= Odigitis =

Odigitis (Οδηγητής, lit. 'The Guider') is a Greek youth-oriented magazine and the official organ of the Central Council of the Communist Youth of Greece (KNE), the youth wing of the Communist Party of Greece (KKE). It is published monthly, usually every first Saturday of the month. The magazine can be bought from the local branches of KNE, the bookstores of Synchroni Epochi (the KKE publishing house), from KNE members in Greek universities and online, at the website of Synchhroni Epochi. It is sold for 2.5 euros.

Odigitis features around 40 pages, where it promotes the positions of the KKE to young people, contributes to the development of the political ties of KNE with the working youth and the university and school students, while it also communicates the positions of the KKE and KNE to the young people around Greece. Odigitis also features topics related to youth, analysed from a socialist perspective.

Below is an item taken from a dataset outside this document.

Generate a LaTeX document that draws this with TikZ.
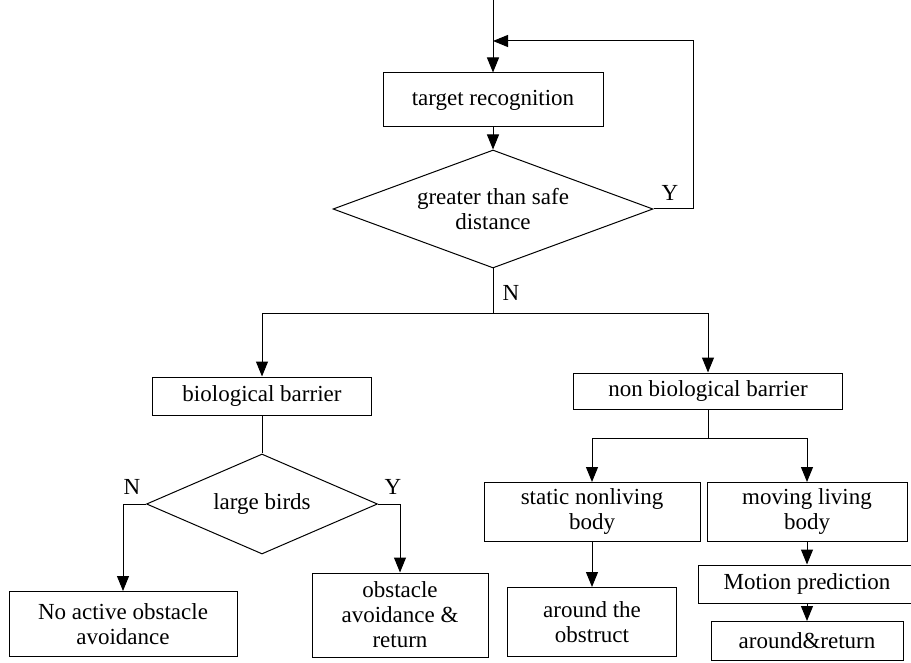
\documentclass[tikz,border=0pt]{standalone}
\usepackage{fontspec}
\setmainfont{Liberation Serif}
\usetikzlibrary{shapes.geometric,arrows.meta}
\tikzset{
  block/.style={draw, line width=1pt, inner sep=0pt, align=center,
    font=\fontsize{23}{25}\selectfont},
  decision/.style={block, diamond, shape aspect=2.7},
  lbl/.style={font=\fontsize{23}{25}\selectfont, inner sep=0pt},
  arr/.style={-{Triangle[length=15pt,width=12pt]}, line width=1pt},
  line/.style={line width=1pt},
}
\begin{document}
\begin{tikzpicture}[x=1pt, y={(0pt,-1pt)}]
    \useasboundingbox (0,0) rectangle (911,663);
    % nodes
    \coordinate (in) at (493,0);
    \coordinate (loop) at (493,41);
    \node [block, minimum width=220, minimum height=54] (target) at (493,100) {target recognition};
    \node [decision, minimum width=320, minimum height=118] (safe) at (493,209) {greater than safe\\distance};
    \node [block, minimum width=219, minimum height=38] (bio) at (262,396) {biological barrier};
    \node [decision, minimum width=231, minimum height=100] (birds) at (262,504) {large birds};
    \node [block, minimum width=228, minimum height=65] (noact) at (123,624) {No active obstacle\\avoidance};
    \node [block, minimum width=176, minimum height=84] (avoid) at (400,615) {obstacle\\avoidance \&\\return};
    \node [block, minimum width=269, minimum height=36] (nonbio) at (708,391) {non biological barrier};
    \node [block, minimum width=216, minimum height=59] (static) at (592,512) {static nonliving\\body};
    \node [block, minimum width=200, minimum height=59] (moving) at (807,512) {moving living\\body};
    \node [block, minimum width=169, minimum height=69] (obstruct) at (592,622) {around the\\obstruct};
    \node [block, minimum width=218, minimum height=38] (motion) at (807,584) {Motion prediction};
    \node [block, minimum width=192, minimum height=39] (ret) at (807,641) {around\&return};
    % labels
    \node [lbl] (y1) at (670,193) {Y};
    \node [lbl] (n1) at (511,293) {N};
    \node [lbl] (n2) at (132,487) {N};
    \node [lbl] (y2) at (393,487) {Y};
    % connectors
    \draw [arr] (in) -- (target);
    \draw [arr] (target) -- (safe);
    \draw [arr] (safe.east) -- ++(40,0) |- (loop);
    \draw [line] (safe.south) -- ++(0,45) coordinate (split);
    \draw [arr] (split) -| (bio);
    \draw [arr] (split) -| (nonbio);
    \draw [line] (bio) -- (birds);
    \draw [arr] (birds.west) -| (noact);
    \draw [arr] (birds.east) -| (avoid);
    \draw [line] (nonbio.south) -- ++(0,29) coordinate (fork);
    \draw [arr] (fork) -| (static);
    \draw [arr] (fork) -| (moving);
    \draw [arr] (static) -- (obstruct);
    \draw [arr] (moving) -- (motion);
    \draw [arr] (motion) -- (ret);
\end{tikzpicture}
\end{document}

Odigitis' first issue was released on 22 September 1968, in conditions of illegality, because the then-ruling military regime had prohibited the political activities of the KKE and leftist political organisations in general. During the period when the KKE was outlawed, Odigitis released 44 issues. With the restoration of democracy, the KKE became a legal party in September 1974, and Odigitis began to circulate regularly, recording high sales until 1990. In September 1990, the creation of Synaspismos and its participation in government alongside the conservative New Democracy led to a split in KNE and the temporary suspension of Odigitis' publication. In September 1991, during the reconstruction of KNE, Odigitis began to be issued again as a monthly magazine.

In January 2025, KNE's Central Council initiated a new campaign to increase the circulation of Odigitis. The appearance and price of Odigitis was changed as a result of the inauguration of this campaign. Now, Odigitis' front page resembles a magazine more than a newspaper. Its price was increased from 2 to 2.5 euros.